Every line of the material is to be quoted verbatim, minus the pictures.

----

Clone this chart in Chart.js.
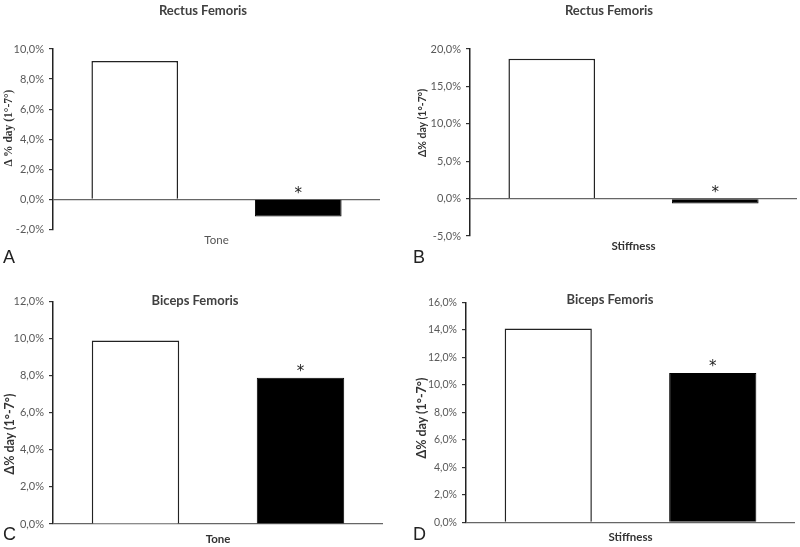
<!DOCTYPE html>
<html>
<head>
<meta charset="utf-8">
<script src="https://cdn.jsdelivr.net/npm/chart.js@4"></script>
<style>
  body { margin: 0; background: #fff; width: 800px; height: 547px; position: relative; overflow: hidden; }
  .panel { position: absolute; }
  .ttl { position: absolute; transform: translate(-50%, -50%); font: bold 13px Lato, sans-serif; color: #404040; white-space: nowrap; }
  .yt { position: absolute; transform: translate(-50%, -50%) rotate(-90deg); font-family: Lato, "Open Sans", sans-serif; font-weight: bold; font-size: 10.5px; color: #333; white-space: nowrap; }
  .let { position: absolute; font: 18px "Liberation Sans", sans-serif; color: #222; line-height: 1; }
</style>
</head>
<body>
<div class="panel" style="left:0;top:0;width:400px;height:270px"><canvas id="c0"></canvas></div>
<div class="panel" style="left:400px;top:0;width:400px;height:270px"><canvas id="c1"></canvas></div>
<div class="panel" style="left:0;top:270px;width:400px;height:277px"><canvas id="c2"></canvas></div>
<div class="panel" style="left:400px;top:270px;width:400px;height:277px"><canvas id="c3"></canvas></div>
<div class="ttl" style="left:203px;top:10px">Rectus Femoris</div>
<div class="ttl" style="left:609px;top:10px">Rectus Femoris</div>
<div class="ttl" style="left:195px;top:300px">Biceps Femoris</div>
<div class="ttl" style="left:610px;top:299px">Biceps Femoris</div>
<div class="yt" id="yt0" style="left:8px;top:128px;font-family:'Liberation Serif', serif;font-size:11.5px"></div>
<div class="yt" id="yt1" style="left:422px;top:123px"></div>
<div class="yt" id="yt2" style="left:9px;top:434px;font-size:12.5px"></div>
<div class="yt" id="yt3" style="left:421px;top:418px;font-size:12.5px"></div>
<div class="let" style="left:3px;top:248px">A</div>
<div class="let" style="left:413px;top:248px">B</div>
<div class="let" style="left:3px;top:525px">C</div>
<div class="let" style="left:413px;top:525px">D</div>
<script>
// data, one entry per panel (A, B, C, D)
const categories = ['Tone', 'Stiffness', 'Tone', 'Stiffness'];
const whiteBars = [9.2, 18.7, 9.9, 14.1];
const blackBars = [-1.15, -0.65, 7.9, 10.85];
const marks = ['*', '*', '*', '*'];
const yMin = [-2, -5, 0, 0];
const yMax = [10, 20, 12, 16];
const yStep = [2, 5, 2, 2];
const yTitles = ['Δ % day (1°-7°)', 'Δ% day (1°-7°)', 'Δ% day (1°-7°)', 'Δ% day (1°-7°)'];

// plot box of each panel inside its canvas: left, top, right, bottom
const boxes = [
  [53, 49, 380, 229.3],
  [70, 49, 397, 236],
  [53, 31.7, 383, 254],
  [66, 32.3, 395, 252.3]
];
const sizes = [[400, 270], [400, 270], [400, 277], [400, 277]];
const labelPad = [4, 3.5, 8, 8];
const tickSize = [11, 11, 11, 10.5];

const starPlugin = {
  id: 'stars',
  afterDatasetsDraw(chart) {
    const i = chart.options.plugins.stars.index;
    const meta = chart.getDatasetMeta(1);
    const ctx = chart.ctx;
    ctx.save();
    ctx.font = '15px "DejaVu Sans", sans-serif';
    ctx.fillStyle = '#222';
    ctx.textAlign = 'center';
    ctx.textBaseline = 'middle';
    meta.data.forEach(bar => {
      const top = Math.min(bar.y, bar.base);
      ctx.fillText(marks[i], bar.x, top - 6);
    });
    ctx.restore();
  }
};

function fmt(v) {
  return v.toFixed(1).replace('.', ',') + '%';
}

for (let i = 0; i < 4; i++) {
  document.getElementById('yt' + i).textContent = yTitles[i];
  const b = boxes[i];
  const w = sizes[i][0], h = sizes[i][1];
  const xH = 20;
  new Chart(document.getElementById('c' + i), {
    type: 'bar',
    data: {
      labels: [categories[i]],
      datasets: [
        { data: [whiteBars[i]], backgroundColor: '#fff', borderColor: '#222', borderWidth: 1.5 },
        { data: [blackBars[i]], backgroundColor: '#000', borderColor: '#000', borderWidth: 1 }
      ]
    },
    options: {
      responsive: true,
      maintainAspectRatio: false,
      animation: false,
      datasets: { bar: { categoryPercentage: 1, barPercentage: 0.53 } },
      layout: { padding: { left: 0, top: b[1], right: w - b[2], bottom: h - b[3] - xH } },
      plugins: { legend: { display: false }, tooltip: { enabled: false }, stars: { index: i } },
      scales: {
        x: {
          grid: { display: false, drawTicks: false },
          border: { display: false },
          ticks: {
            padding: labelPad[i],
            color: i === 0 ? '#555' : '#333',
            font: { family: 'Lato', size: 11.5, weight: i === 0 ? 'normal' : 'bold' }
          },
          afterFit(s) { s.height = xH; }
        },
        y: {
          min: yMin[i],
          max: yMax[i],
          ticks: {
            stepSize: yStep[i],
            padding: 5,
            color: '#595959',
            font: { family: 'Lato', size: tickSize[i] },
            callback: v => fmt(v)
          },
          grid: {
            color: c => (c.tick && c.tick.value === 0) ? '#666' : 'rgba(0,0,0,0)',
            tickColor: '#333',
            tickLength: 4,
            lineWidth: 1.2
          },
          border: { color: '#222', width: 1.5 },
          afterFit(s) { s.width = b[0]; }
        }
      }
    },
    plugins: [starPlugin]
  });
}
</script>
</body>
</html>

----

FINAL RESULT:
Clone this chart in Chart.js.
<!DOCTYPE html>
<html>
<head>
<meta charset="utf-8">
<script src="https://cdn.jsdelivr.net/npm/chart.js@4"></script>
<style>
  body { margin: 0; background: #fff; width: 800px; height: 547px; position: relative; overflow: hidden; }
  .panel { position: absolute; }
  .ttl { position: absolute; transform: translate(-50%, -50%); font: bold 13px Lato, sans-serif; color: #404040; white-space: nowrap; }
  .yt { position: absolute; transform: translate(-50%, -50%) rotate(-90deg); font-family: Lato, "Open Sans", sans-serif; font-weight: bold; font-size: 10.5px; color: #333; white-space: nowrap; }
  .let { position: absolute; font: 18px "Liberation Sans", sans-serif; color: #222; line-height: 1; }
</style>
</head>
<body>
<div class="panel" style="left:0;top:0;width:400px;height:270px"><canvas id="c0"></canvas></div>
<div class="panel" style="left:400px;top:0;width:400px;height:270px"><canvas id="c1"></canvas></div>
<div class="panel" style="left:0;top:270px;width:400px;height:277px"><canvas id="c2"></canvas></div>
<div class="panel" style="left:400px;top:270px;width:400px;height:277px"><canvas id="c3"></canvas></div>
<div class="ttl" style="left:203px;top:10px">Rectus Femoris</div>
<div class="ttl" style="left:609px;top:10px">Rectus Femoris</div>
<div class="ttl" style="left:195px;top:300px">Biceps Femoris</div>
<div class="ttl" style="left:610px;top:299px">Biceps Femoris</div>
<div class="yt" id="yt0" style="left:8px;top:128px;font-family:'Liberation Serif', serif;font-size:11.5px"></div>
<div class="yt" id="yt1" style="left:422px;top:123px"></div>
<div class="yt" id="yt2" style="left:9px;top:434px;font-size:12.5px"></div>
<div class="yt" id="yt3" style="left:421px;top:418px;font-size:12.5px"></div>
<div class="let" style="left:3px;top:248px">A</div>
<div class="let" style="left:413px;top:248px">B</div>
<div class="let" style="left:3px;top:525px">C</div>
<div class="let" style="left:413px;top:525px">D</div>
<script>
// data, one entry per panel (A, B, C, D)
const categories = ['Tone', 'Stiffness', 'Tone', 'Stiffness'];
const whiteBars = [9.2, 18.7, 9.9, 14.1];
const blackBars = [-1.15, -0.65, 7.9, 10.85];
const marks = ['*', '*', '*', '*'];
const yMin = [-2, -5, 0, 0];
const yMax = [10, 20, 12, 16];
const yStep = [2, 5, 2, 2];
const yTitles = ['Δ % day (1°-7°)', 'Δ% day (1°-7°)', 'Δ% day (1°-7°)', 'Δ% day (1°-7°)'];

// plot box of each panel inside its canvas: left, top, right, bottom
const boxes = [
  [53, 49, 380, 229.3],
  [70, 49, 397, 236],
  [53, 31.7, 383, 254],
  [66, 32.3, 395, 252.3]
];
const sizes = [[400, 270], [400, 270], [400, 277], [400, 277]];
const labelPad = [4, 3.5, 8, 8];
const tickSize = [11, 11, 11, 10.5];

const starPlugin = {
  id: 'stars',
  afterDatasetsDraw(chart) {
    const i = chart.options.plugins.stars.index;
    const meta = chart.getDatasetMeta(1);
    const ctx = chart.ctx;
    ctx.save();
    ctx.font = '15px "DejaVu Sans", sans-serif';
    ctx.fillStyle = '#222';
    ctx.textAlign = 'center';
    ctx.textBaseline = 'middle';
    meta.data.forEach(bar => {
      const top = Math.min(bar.y, bar.base);
      ctx.fillText(marks[i], bar.x, top - 6);
    });
    ctx.restore();
  }
};

function fmt(v) {
  return v.toFixed(1).replace('.', ',') + '%';
}

for (let i = 0; i < 4; i++) {
  document.getElementById('yt' + i).textContent = yTitles[i];
  const b = boxes[i];
  const w = sizes[i][0], h = sizes[i][1];
  const xH = 20;
  new Chart(document.getElementById('c' + i), {
    type: 'bar',
    data: {
      labels: [categories[i]],
      datasets: [
        { data: [whiteBars[i]], backgroundColor: '#fff', borderColor: '#222', borderWidth: 1.5 },
        { data: [blackBars[i]], backgroundColor: '#000', borderColor: '#000', borderWidth: 1 }
      ]
    },
    options: {
      responsive: true,
      maintainAspectRatio: false,
      animation: false,
      datasets: { bar: { categoryPercentage: 1, barPercentage: 0.53 } },
      layout: { padding: { left: 0, top: b[1], right: w - b[2], bottom: h - b[3] - xH } },
      plugins: { legend: { display: false }, tooltip: { enabled: false }, stars: { index: i } },
      scales: {
        x: {
          grid: { display: false, drawTicks: false },
          border: { display: false },
          ticks: {
            padding: labelPad[i],
            color: i === 0 ? '#555' : '#333',
            font: { family: 'Lato', size: 11.5, weight: i === 0 ? 'normal' : 'bold' }
          },
          afterFit(s) { s.height = xH; }
        },
        y: {
          min: yMin[i],
          max: yMax[i],
          ticks: {
            stepSize: yStep[i],
            padding: 5,
            color: '#595959',
            font: { family: 'Lato', size: tickSize[i] },
            callback: v => fmt(v)
          },
          grid: {
            color: c => (c.tick && c.tick.value === 0) ? '#666' : 'rgba(0,0,0,0)',
            tickColor: '#333',
            tickLength: 4,
            lineWidth: 1.2
          },
          border: { color: '#222', width: 1.5 },
          afterFit(s) { s.width = b[0]; }
        }
      }
    },
    plugins: [starPlugin]
  });
}
</script>
</body>
</html>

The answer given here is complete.